Share estimations and benchmarks of emissions
When running dealflow or yearly analysis of your investees, share the results of carbon footprint estimations with the details per category especially for those without existing climate data. Based on their sector and revenue, they can also get an idea of how they position compared to the initial estimation.
Link reduction to value creation
While you’re identifying the main sources of a company’s emissions, you should simultaneously think about the most effective methods of reducing them. This involves documenting the cost of investment and the potential benefits that can be gained from these actions, such as cost savings from energy efficiency, an increase in market share, and a reduction in regulatory and climate-related risks. It’s important to explicitly connect decarbonization measures to value creation in order to motivate both internal and external support for these initiatives.
Offer methodology guidance
Investees often have queries regarding carbon accounting rules, data requirements (physical vs. monetary), and organizational boundaries. Providing training, education, and personalized support in addressing these questions can be invaluable. Whether through digital resources, consulting services, or direct interaction, offering time and materials to build knowledge bridges any gaps for those lacking time or expertise.
It’s important to find tools that can support with the following:
Centralized data management: Consolidating and managing various types of extra-financial data that are used as a foundation for all your investees (or most) for consistency and comparison
Customizing data collection: Supporting companies to select the right data based on their organization structure and data maturity.
Identifying emission hotspots: Highlighting where to prioritize reduction efforts.
Facilitating collaboration: Inclusion of collaboration features to enable seamless communication among users.
Ensuring data integrity: Quality controls and regular updates to help maintain data accuracy.
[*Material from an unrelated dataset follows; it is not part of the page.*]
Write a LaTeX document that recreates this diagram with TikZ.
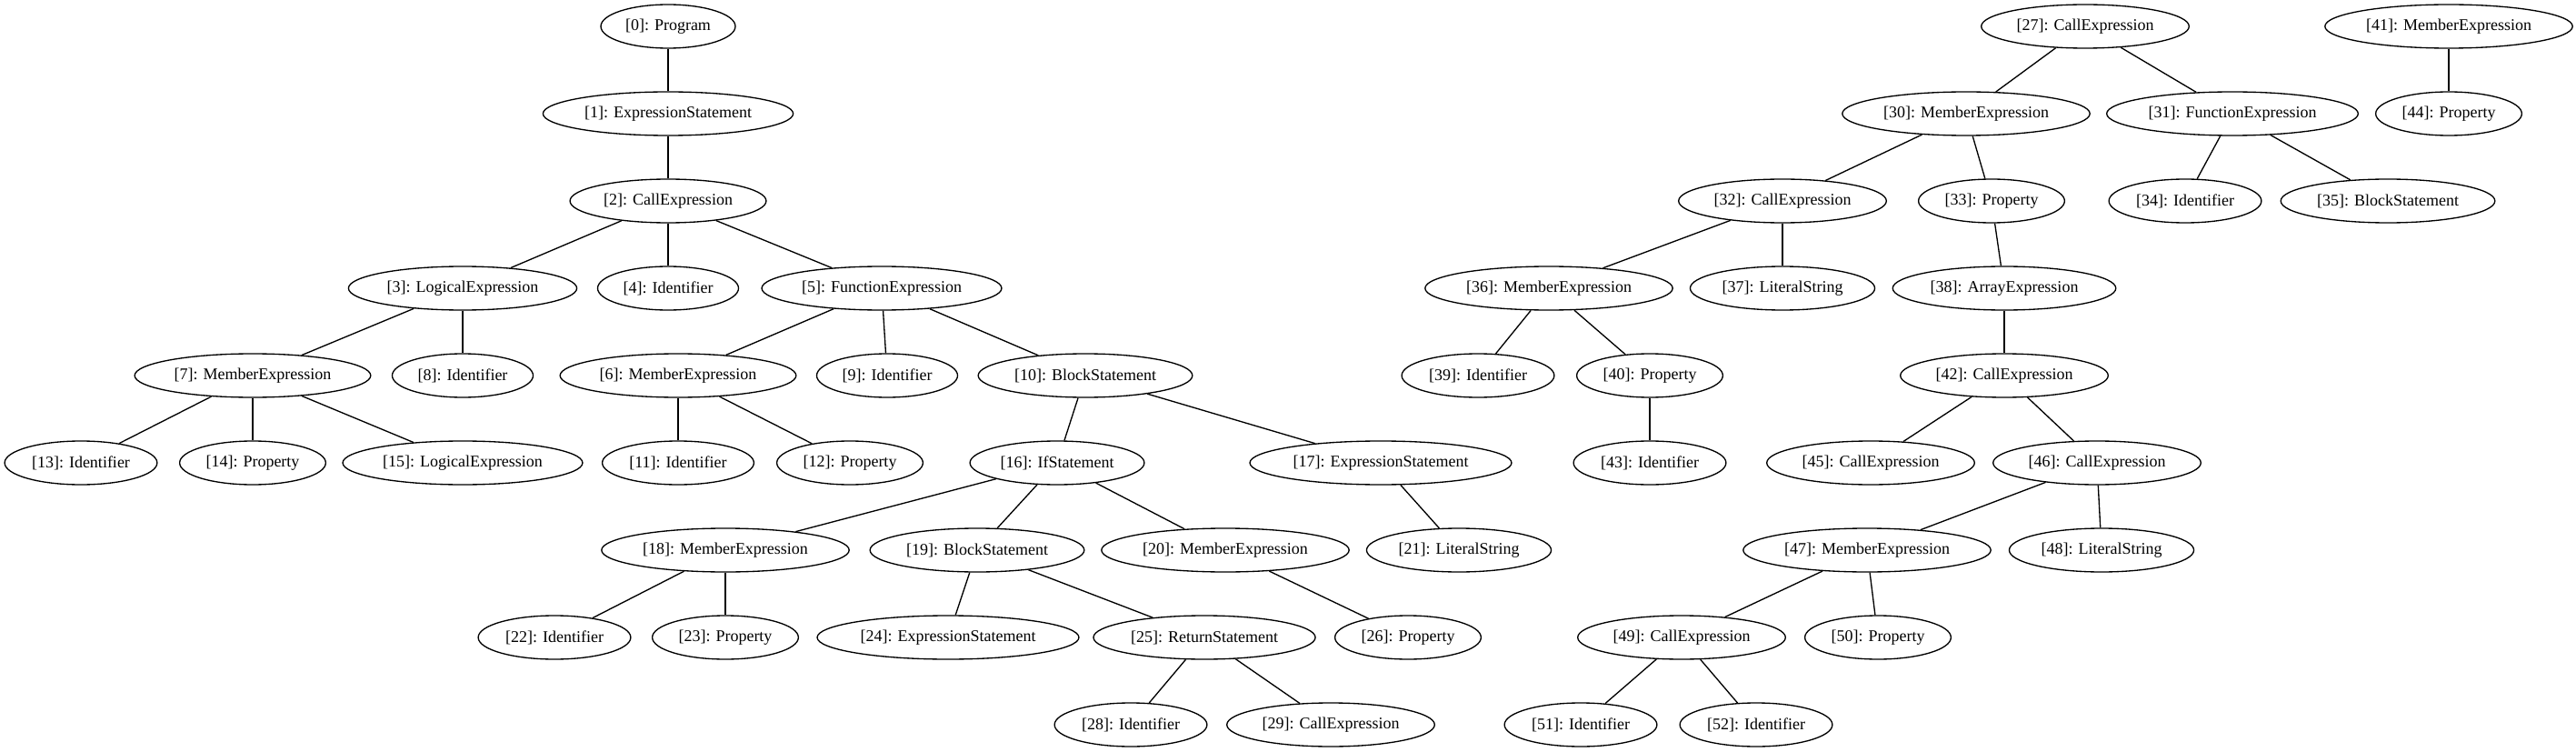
\documentclass[tikz,border=0pt]{standalone}
\usepackage{fontspec}
\setmainfont{Liberation Serif}
\usetikzlibrary{shapes.geometric}

\begin{document}
\begin{tikzpicture}[x=0.75pt, y=-0.75pt, line width=1pt,
    astnode/.style={draw, ellipse, inner xsep=4pt, inner ysep=0pt, minimum height=36pt,
        font=\fontsize{13.5pt}{16pt}\selectfont}]
    \useasboundingbox (0,0) rectangle (2834,827);

    % First tree
    \node[astnode] (n0)  at (735,29)  {[0]: Program};
    \node[astnode] (n1)  at (735,125) {[1]: ExpressionStatement};
    \node[astnode] (n2)  at (735,221) {[2]: CallExpression};
    \node[astnode] (n3)  at (509,317) {[3]: LogicalExpression};
    \node[astnode] (n4)  at (735,317) {[4]: Identifier};
    \node[astnode] (n5)  at (970,317) {[5]: FunctionExpression};
    \node[astnode] (n7)  at (278,413) {[7]: MemberExpression};
    \node[astnode] (n8)  at (509,413) {[8]: Identifier};
    \node[astnode] (n6)  at (746,413) {[6]: MemberExpression};
    \node[astnode] (n9)  at (976,413) {[9]: Identifier};
    \node[astnode] (n10) at (1194,413) {[10]: BlockStatement};
    \node[astnode] (n13) at (89,509)  {[13]: Identifier};
    \node[astnode] (n14) at (278,509) {[14]: Property};
    \node[astnode] (n15) at (509,509) {[15]: LogicalExpression};
    \node[astnode] (n11) at (746,509) {[11]: Identifier};
    \node[astnode] (n12) at (935,509) {[12]: Property};
    \node[astnode] (n16) at (1163,509) {[16]: IfStatement};
    \node[astnode] (n17) at (1519,509) {[17]: ExpressionStatement};
    \node[astnode] (n18) at (798,605) {[18]: MemberExpression};
    \node[astnode] (n19) at (1075,605) {[19]: BlockStatement};
    \node[astnode] (n20) at (1348,605) {[20]: MemberExpression};
    \node[astnode] (n21) at (1605,605) {[21]: LiteralString};
    \node[astnode] (n22) at (610,701) {[22]: Identifier};
    \node[astnode] (n23) at (798,701) {[23]: Property};
    \node[astnode] (n24) at (1043,701) {[24]: ExpressionStatement};
    \node[astnode] (n25) at (1325,701) {[25]: ReturnStatement};
    \node[astnode] (n26) at (1549,701) {[26]: Property};
    \node[astnode] (n28) at (1244,797) {[28]: Identifier};
    \node[astnode] (n29) at (1464,797) {[29]: CallExpression};

    % Second tree
    \node[astnode] (n27) at (2294,29)  {[27]: CallExpression};
    \node[astnode] (n30) at (2163,125) {[30]: MemberExpression};
    \node[astnode] (n31) at (2456,125) {[31]: FunctionExpression};
    \node[astnode] (n32) at (1961,221) {[32]: CallExpression};
    \node[astnode] (n33) at (2191,221) {[33]: Property};
    \node[astnode] (n34) at (2404,221) {[34]: Identifier};
    \node[astnode] (n35) at (2627,221) {[35]: BlockStatement};
    \node[astnode] (n36) at (1704,317) {[36]: MemberExpression};
    \node[astnode] (n37) at (1961,317) {[37]: LiteralString};
    \node[astnode] (n38) at (2205,317) {[38]: ArrayExpression};
    \node[astnode] (n39) at (1626,413) {[39]: Identifier};
    \node[astnode] (n40) at (1815,413) {[40]: Property};
    \node[astnode] (n42) at (2205,413) {[42]: CallExpression};
    \node[astnode] (n43) at (1815,509) {[43]: Identifier};
    \node[astnode] (n45) at (2058,509) {[45]: CallExpression};
    \node[astnode] (n46) at (2307,509) {[46]: CallExpression};
    \node[astnode] (n47) at (2054,605) {[47]: MemberExpression};
    \node[astnode] (n48) at (2312,605) {[48]: LiteralString};
    \node[astnode] (n49) at (1850,701) {[49]: CallExpression};
    \node[astnode] (n50) at (2066,701) {[50]: Property};
    \node[astnode] (n51) at (1739,797) {[51]: Identifier};
    \node[astnode] (n52) at (1932,797) {[52]: Identifier};

    % Third tree
    \node[astnode] (n41) at (2694,29)  {[41]: MemberExpression};
    \node[astnode] (n44) at (2694,125) {[44]: Property};

    % Edges
    \draw (n0) -- (n1);
    \draw (n1) -- (n2);
    \draw (n2) -- (n3);
    \draw (n2) -- (n4);
    \draw (n2) -- (n5);
    \draw (n3) -- (n7);
    \draw (n3) -- (n8);
    \draw (n5) -- (n6);
    \draw (n5) -- (n9);
    \draw (n5) -- (n10);
    \draw (n7) -- (n13);
    \draw (n7) -- (n14);
    \draw (n7) -- (n15);
    \draw (n6) -- (n11);
    \draw (n6) -- (n12);
    \draw (n10) -- (n16);
    \draw (n10) -- (n17);
    \draw (n16) -- (n18);
    \draw (n16) -- (n19);
    \draw (n16) -- (n20);
    \draw (n17) -- (n21);
    \draw (n18) -- (n22);
    \draw (n18) -- (n23);
    \draw (n19) -- (n24);
    \draw (n19) -- (n25);
    \draw (n20) -- (n26);
    \draw (n25) -- (n28);
    \draw (n25) -- (n29);

    \draw (n27) -- (n30);
    \draw (n27) -- (n31);
    \draw (n30) -- (n32);
    \draw (n30) -- (n33);
    \draw (n31) -- (n34);
    \draw (n31) -- (n35);
    \draw (n32) -- (n36);
    \draw (n32) -- (n37);
    \draw (n33) -- (n38);
    \draw (n36) -- (n39);
    \draw (n36) -- (n40);
    \draw (n40) -- (n43);
    \draw (n38) -- (n42);
    \draw (n42) -- (n45);
    \draw (n42) -- (n46);
    \draw (n46) -- (n47);
    \draw (n46) -- (n48);
    \draw (n47) -- (n49);
    \draw (n47) -- (n50);
    \draw (n49) -- (n51);
    \draw (n49) -- (n52);

    \draw (n41) -- (n44);
\end{tikzpicture}
\end{document}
Bring money into the process
Whether it is during a due diligence period, before an exit or preparing for new funding rounds, private markets often have privileged contact with their portfolio, sometimes as a majority shareholder, as a Board member or a trusted advisor – investors can and have the responsibility to drive their investee in the right direction and require both commitments and proofs of realization as part of the deal conditions.
We have seen credit actors creating sustainability-linked coupons, mirroring banks, or offering mezzanines each year based on climate performance and completion of promises; or infrastructure players providing additional funding under the condition of using renewable energy projects, such as solar or wind farms.
Some private equity firms offer services that portfolio companies have to pay back in case of non completion – others just pay entirely for the carbon footprint measurement services (whether they are consulting or digital).